What you will do →
Scan the lines below for the string "this" and copy every one that has it.

(Stored items)
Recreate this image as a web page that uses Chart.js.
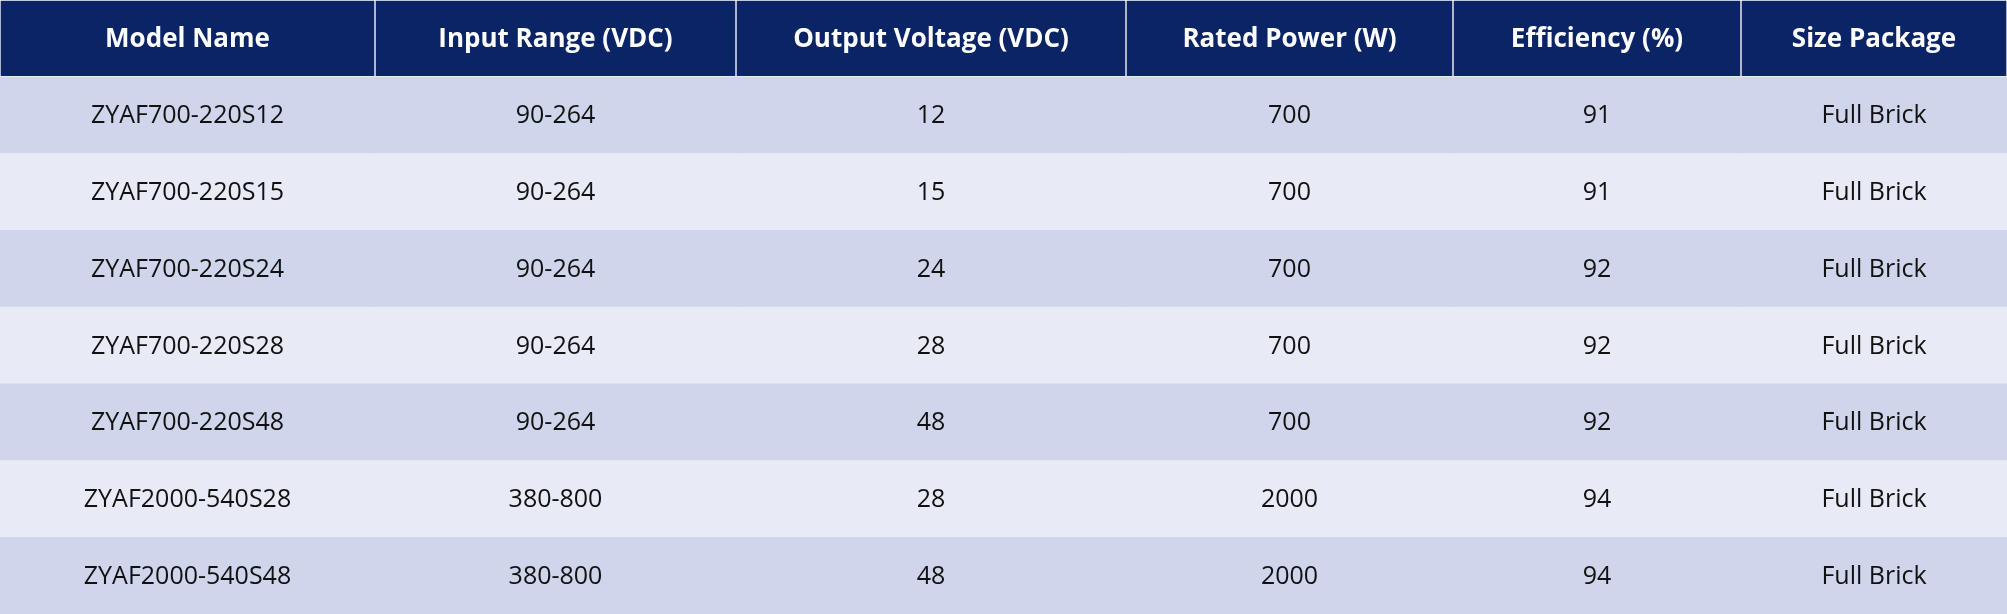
<!DOCTYPE html>
<html>
<head>
<meta charset="utf-8">
<script src="https://cdn.jsdelivr.net/npm/chart.js@4/dist/chart.umd.min.js"></script>
<style>
  html, body { margin: 0; padding: 0; background: #fff; }
  #wrap { width: 2007px; height: 614px; }
</style>
</head>
<body>
<div id="wrap"><canvas id="chart"></canvas></div>
<script>
const headers = ['Model Name', 'Input Range (VDC)', 'Output Voltage (VDC)', 'Rated Power (W)', 'Efficiency (%)', 'Size Package'];
const models = ['ZYAF700-220S12', 'ZYAF700-220S15', 'ZYAF700-220S24', 'ZYAF700-220S28', 'ZYAF700-220S48', 'ZYAF2000-540S28', 'ZYAF2000-540S48'];
const inputRange = ['90-264', '90-264', '90-264', '90-264', '90-264', '380-800', '380-800'];
const outputVoltage = [12, 15, 24, 28, 48, 28, 48];
const ratedPower = [700, 700, 700, 700, 700, 2000, 2000];
const efficiency = [91, 91, 92, 92, 92, 94, 94];
const sizePackage = ['Full Brick', 'Full Brick', 'Full Brick', 'Full Brick', 'Full Brick', 'Full Brick', 'Full Brick'];

// column edges in pixels along the x axis
const colEdges = [0, 375, 736, 1126, 1453, 1741, 2007];

const rowKeys = ['header', ...models.map((m, i) => 'r' + i)];
const columns = [models, inputRange, outputVoltage, ratedPower, efficiency, sizePackage];
const cellText = rowKeys.map((k, r) =>
  r === 0 ? headers : columns.map(col => String(col[r - 1])));

const headerBg = '#0b2466';
const rowBgs = ['#cfd5ea', '#e8eaf5'];
const rowColors = rowKeys.map((k, r) => r === 0 ? headerBg : rowBgs[(r - 1) % 2]);

const datasets = headers.map((h, c) => ({
  label: h,
  data: rowKeys.map(() => [colEdges[c], colEdges[c + 1]]),
  backgroundColor: rowColors,
  borderColor: rowKeys.map((k, r) => r === 0 ? 'rgba(255,255,255,0.12)' : 'rgba(0,0,0,0)'),
  borderWidth: rowKeys.map((k, r) => r === 0 ? 1 : 0),
  borderSkipped: false,
  grouped: false,
  barPercentage: 1,
  categoryPercentage: 1
}));

const cellTextPlugin = {
  id: 'cellText',
  afterDatasetsDraw(chart) {
    const { ctx, scales: { x, y } } = chart;
    ctx.save();
    ctx.textAlign = 'center';
    ctx.textBaseline = 'middle';
    cellText.forEach((row, r) => {
      ctx.font = r === 0 ? 'bold 26px "Open Sans", "Noto Sans", sans-serif' : '25px "Open Sans", "Noto Sans", sans-serif';
      ctx.fillStyle = r === 0 ? '#ffffff' : '#111111';
      row.forEach((t, c) => {
        const cx = x.getPixelForValue((colEdges[c] + colEdges[c + 1]) / 2);
        ctx.fillText(t, cx, y.getPixelForValue(r) + 1);
      });
    });
    ctx.restore();
  }
};

new Chart(document.getElementById('chart'), {
  type: 'bar',
  data: { labels: rowKeys, datasets },
  options: {
    indexAxis: 'y',
    responsive: true,
    maintainAspectRatio: false,
    animation: false,
    layout: { padding: 0 },
    plugins: { legend: { display: false }, tooltip: { enabled: false } },
    scales: {
      x: { type: 'linear', min: 0, max: 2007, display: false },
      y: { type: 'category', display: false, offset: true }
    }
  },
  plugins: [cellTextPlugin]
});
</script>
</body>
</html>
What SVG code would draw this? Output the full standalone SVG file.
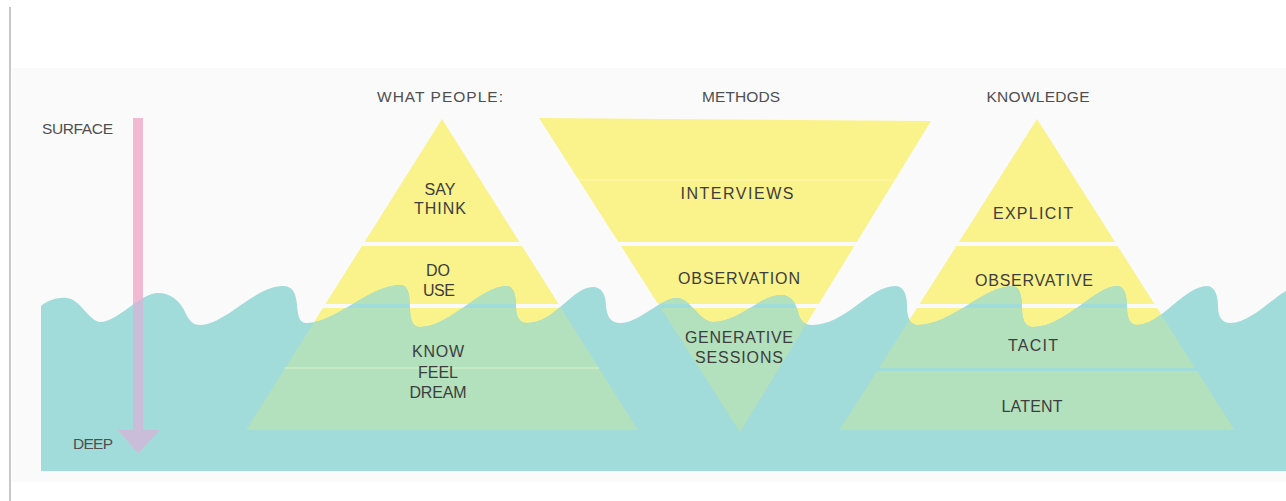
<svg xmlns="http://www.w3.org/2000/svg" xmlns:xlink="http://www.w3.org/1999/xlink" width="1286" height="501" viewBox="0 0 1286 501">
  <style>
    .lbl { font-family: "Liberation Sans", "DejaVu Sans", sans-serif; font-size: 16px; fill: #3d3d3d; text-anchor: middle; }
    .head { font-family: "Liberation Sans", "DejaVu Sans", sans-serif; font-size: 15.5px; fill: #4f4f4f; text-anchor: middle; }
    .dry { fill: #faf28b; }
    .wet { fill: #b3e0bd; }
    .sea { fill: #a1dcdb; }
  </style>
  <defs>
    <!-- sea surface with breaking waves -->
    <path id="seaShape" d="M41,471 L41,306
      C48,300 58,297 67,298 C80,299 88,320 100,322
      C118,322 140,293 158,293 C170,293 180,300 186,314 C190,322 194,325 200,325
      C225,325 255,286 283,286 C292,286 296,292 297,305 C298,318 300,323 307,323
      C335,323 370,285 400,285 C407,285 410,292 410,308 C410,322 414,327 420,327
      C450,327 480,286 507,286 C513,286 516,294 516,306 C516,318 520,323 527,323
      C555,323 572,287 593,287 C601,287 606,294 606,306 C607,318 612,323 620,323
      C640,323 660,298 677,298 C690,298 700,322 713,322
      C740,322 760,295 781,295 C790,295 796,302 798,312 C800,321 805,325 812,325
      C845,325 870,286 895,286 C903,286 907,293 907,306 C907,319 911,325 918,325
      C950,325 985,286 1012,286 C1019,286 1022,294 1022,308 C1022,321 1026,327 1033,327
      C1065,327 1095,286 1117,286 C1124,286 1127,294 1127,307 C1127,320 1131,325 1137,325
      C1160,325 1185,286 1207,286 C1214,286 1218,294 1218,306 C1218,318 1223,323 1230,323
      C1250,323 1270,300 1286,291 L1286,471 Z"/>
    <clipPath id="underwater">
      <use xlink:href="#seaShape"/>
    </clipPath>

    <!-- pyramid sections, shared by the dry and submerged layers -->
    <g id="peopleShapes">
      <polygon points="442,119 519.5,242 364.5,242"/>
      <polygon points="362,246 522,246 558.6,304 325.4,304"/>
      <polygon points="322.9,308 561.1,308 637.9,430 246.1,430"/>
    </g>
    <g id="methodShapes">
      <polygon points="539,118 931,121 856.7,242 618.4,242"/>
      <polygon points="621,246 854.3,246 818.6,304 658,304"/>
      <polygon points="660.7,308 816.1,308 740,432"/>
    </g>
    <g id="knowledgeShapes">
      <polygon points="1037,119 1115.1,242 958.9,242"/>
      <polygon points="956.4,246 1117.6,246 1154.5,304 919.5,304"/>
      <polygon points="917,308 1157,308 1195.1,368 878.9,368"/>
      <polygon points="877,371 1197,371 1234.5,430 839.5,430"/>
    </g>
    <g id="depthArrow">
      <rect x="133" y="118" width="10" height="313"/>
      <polygon points="118,430 160,430 138,453"/>
    </g>
  </defs>

  <!-- paper -->
  <rect x="0" y="0" width="1286" height="501" fill="#ffffff"/>
  <rect x="12" y="68" width="1274" height="414" fill="#fafafa"/>
  <line x1="10" y1="7" x2="10" y2="501" stroke="#b5b5b5" stroke-width="1.5"/>

  <!-- pyramids above the waterline -->
  <g id="what-people">
    <use xlink:href="#peopleShapes" class="dry"/>
  </g>
  <g id="methods">
    <use xlink:href="#methodShapes" class="dry"/>
    <line x1="579" y1="180" x2="895" y2="180" stroke="#fcf6a6" stroke-width="1.5"/>
  </g>
  <g id="knowledge">
    <use xlink:href="#knowledgeShapes" class="dry"/>
  </g>

  <!-- the sea -->
  <g id="sea">
    <use xlink:href="#seaShape" class="sea"/>
  </g>

  <!-- submerged parts of the pyramids -->
  <g id="submerged" clip-path="url(#underwater)">
    <use xlink:href="#peopleShapes" class="wet"/>
    <line x1="285" y1="368" x2="599" y2="368" stroke="#c6eac4" stroke-width="2"/>
    <use xlink:href="#methodShapes" class="wet"/>
    <use xlink:href="#knowledgeShapes" class="wet"/>
  </g>

  <!-- surface-to-deep arrow -->
  <g id="connectors">
    <use xlink:href="#depthArrow" fill="#f2b9d3"/>
    <use xlink:href="#depthArrow" fill="#c9bdd9" clip-path="url(#underwater)"/>
  </g>

  <!-- labels -->
  <g id="axis-labels">
    <text class="head" x="77.5" y="133.5" textLength="71" lengthAdjust="spacing">SURFACE</text>
    <text class="head" x="93" y="448.5" textLength="40" lengthAdjust="spacing">DEEP</text>
  </g>
  <g id="column-titles">
    <text class="head" x="440" y="101.5" textLength="126" lengthAdjust="spacing">WHAT PEOPLE:</text>
    <text class="head" x="741" y="101.5" textLength="78" lengthAdjust="spacing">METHODS</text>
    <text class="head" x="1038" y="101.5" textLength="103" lengthAdjust="spacing">KNOWLEDGE</text>
  </g>
  <g id="people-labels">
    <text class="lbl" x="440" y="195">SAY</text>
    <text class="lbl" x="440" y="214" textLength="52" lengthAdjust="spacing">THINK</text>
    <text class="lbl" x="438" y="276">DO</text>
    <text class="lbl" x="439" y="296" textLength="32" lengthAdjust="spacing">USE</text>
    <text class="lbl" x="438" y="357" textLength="52" lengthAdjust="spacing">KNOW</text>
    <text class="lbl" x="438" y="378" textLength="40" lengthAdjust="spacing">FEEL</text>
    <text class="lbl" x="438" y="398" textLength="57" lengthAdjust="spacing">DREAM</text>
  </g>
  <g id="method-labels">
    <text class="lbl" x="737" y="199" textLength="113" lengthAdjust="spacing">INTERVIEWS</text>
    <text class="lbl" x="739" y="284" textLength="122" lengthAdjust="spacing">OBSERVATION</text>
    <text class="lbl" x="739" y="343" textLength="108" lengthAdjust="spacing">GENERATIVE</text>
    <text class="lbl" x="739" y="363" textLength="88" lengthAdjust="spacing">SESSIONS</text>
  </g>
  <g id="knowledge-labels">
    <text class="lbl" x="1033" y="219" textLength="80" lengthAdjust="spacing">EXPLICIT</text>
    <text class="lbl" x="1034" y="286" textLength="118" lengthAdjust="spacing">OBSERVATIVE</text>
    <text class="lbl" x="1033" y="351" textLength="50" lengthAdjust="spacing">TACIT</text>
    <text class="lbl" x="1032" y="412" textLength="61" lengthAdjust="spacing">LATENT</text>
  </g>
</svg>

Expected answer →
Recreate this image as a web page that uses Chart.js.
What SVG code would draw this? Output the full standalone SVG file.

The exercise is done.